In 353 BC Mausolus died, leaving Artemisia broken-hearted. (It was the custom in Caria for rulers to marry their own sisters. One reason for these marriages might have been that it kept the power and wealth in the family.) As a tribute to him, she decided to build him the most splendid tomb in the known world. It became a structure so famous that Mausolus' name is now associated with all stately tombs through our modern word mausoleum.

Colossus of Rhodes

The Colossus of Rhodes was a giant statue of the god Helios, erected on the Greek island of Rhodes by Chares of Lindos between 292 BC and 280 BC. It was roughly the same size as the Statue of Liberty in New York, although it stood on a lower platform. It was one of the Seven Wonders of the World.

The statue stood for only 56 years until Rhodes was hit by an earthquake in 224 BC. The statue snapped at the knees and fell over onto the land. Ptolemy III offered to pay for the reconstruction of the statue, but an oracle made the Rhodians afraid that they offended Helios, and they declined to rebuild it.

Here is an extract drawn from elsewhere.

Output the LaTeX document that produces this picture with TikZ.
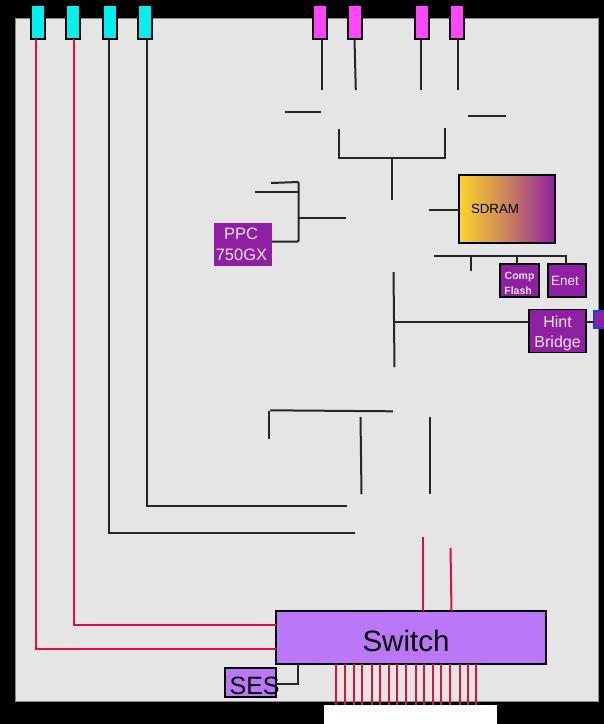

The remains lay on the ground for over 800 years, and even broken, they were so impressive that many travelled to see them.

Pharos of Alexandria

The Pharos of Alexandria was a lighthouse built in the 3rd century BC on the island of Pharos in Alexandria, Egypt to serve as that port's landmark, and later, a lighthouse.

With a height variously estimated at between 115 and 135 metres (383 - 440 ft) it was among the tallest man-made structures on Earth for many centuries, and was identified as one of the Seven Wonders of the World by Antipater of Sidon.

It ceased operating and was largely destroyed as a result of two earthquakes in the 14th century AD; some of its remains were found on the floor of Alexandria's Eastern Harbour by divers in 1994.